**Request:** Return all lines from the listing below in which the string "matplotlib" occurs.

**Data excerpt:**
## begin
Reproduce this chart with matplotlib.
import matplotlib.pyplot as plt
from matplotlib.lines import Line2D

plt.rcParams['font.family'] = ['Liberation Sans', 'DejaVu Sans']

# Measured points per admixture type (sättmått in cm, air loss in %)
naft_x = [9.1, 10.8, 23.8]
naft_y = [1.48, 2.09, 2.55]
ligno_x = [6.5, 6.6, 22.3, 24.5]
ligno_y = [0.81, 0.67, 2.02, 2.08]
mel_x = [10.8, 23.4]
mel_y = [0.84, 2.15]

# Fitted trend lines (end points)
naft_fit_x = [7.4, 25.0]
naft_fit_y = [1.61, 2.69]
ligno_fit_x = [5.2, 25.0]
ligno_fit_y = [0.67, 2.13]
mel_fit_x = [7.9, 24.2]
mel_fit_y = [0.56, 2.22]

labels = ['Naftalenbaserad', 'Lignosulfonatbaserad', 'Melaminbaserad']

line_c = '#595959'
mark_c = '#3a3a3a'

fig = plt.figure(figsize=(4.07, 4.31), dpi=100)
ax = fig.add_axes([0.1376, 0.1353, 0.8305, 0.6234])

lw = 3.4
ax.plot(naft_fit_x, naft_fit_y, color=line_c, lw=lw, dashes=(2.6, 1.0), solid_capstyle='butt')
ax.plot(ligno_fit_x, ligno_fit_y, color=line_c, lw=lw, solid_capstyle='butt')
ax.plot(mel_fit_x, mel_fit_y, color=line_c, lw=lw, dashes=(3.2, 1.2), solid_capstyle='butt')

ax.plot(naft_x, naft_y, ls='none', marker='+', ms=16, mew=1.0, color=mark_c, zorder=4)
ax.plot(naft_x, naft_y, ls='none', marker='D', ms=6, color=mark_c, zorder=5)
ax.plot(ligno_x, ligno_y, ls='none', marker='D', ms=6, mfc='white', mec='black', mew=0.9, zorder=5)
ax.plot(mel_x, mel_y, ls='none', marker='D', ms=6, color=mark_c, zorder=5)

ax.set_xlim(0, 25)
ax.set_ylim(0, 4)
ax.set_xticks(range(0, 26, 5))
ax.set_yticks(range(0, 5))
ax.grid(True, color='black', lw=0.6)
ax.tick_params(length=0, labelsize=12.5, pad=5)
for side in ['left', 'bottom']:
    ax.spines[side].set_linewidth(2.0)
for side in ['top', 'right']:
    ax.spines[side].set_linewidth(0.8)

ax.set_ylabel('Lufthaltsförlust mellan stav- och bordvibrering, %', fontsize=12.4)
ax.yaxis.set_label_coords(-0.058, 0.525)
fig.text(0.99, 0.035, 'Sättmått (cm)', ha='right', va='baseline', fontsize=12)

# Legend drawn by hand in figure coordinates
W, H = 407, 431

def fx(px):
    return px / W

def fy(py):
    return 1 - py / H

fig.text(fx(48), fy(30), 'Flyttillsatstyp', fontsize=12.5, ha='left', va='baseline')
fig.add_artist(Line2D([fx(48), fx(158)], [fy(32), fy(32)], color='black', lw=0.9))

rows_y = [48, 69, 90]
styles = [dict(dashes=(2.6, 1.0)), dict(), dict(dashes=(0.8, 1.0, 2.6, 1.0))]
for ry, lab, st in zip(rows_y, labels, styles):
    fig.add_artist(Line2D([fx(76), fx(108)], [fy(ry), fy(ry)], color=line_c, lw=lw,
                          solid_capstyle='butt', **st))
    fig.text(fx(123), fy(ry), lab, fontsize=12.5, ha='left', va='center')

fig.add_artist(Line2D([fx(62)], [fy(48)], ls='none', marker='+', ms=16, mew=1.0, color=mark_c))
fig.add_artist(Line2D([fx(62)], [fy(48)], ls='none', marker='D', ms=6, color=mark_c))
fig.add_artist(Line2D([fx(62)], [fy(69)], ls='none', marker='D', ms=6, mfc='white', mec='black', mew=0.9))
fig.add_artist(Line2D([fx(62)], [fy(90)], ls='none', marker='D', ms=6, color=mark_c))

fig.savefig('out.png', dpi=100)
## end
**Exercise solution:**
Reproduce this chart with matplotlib.
import matplotlib.pyplot as plt
from matplotlib.lines import Line2D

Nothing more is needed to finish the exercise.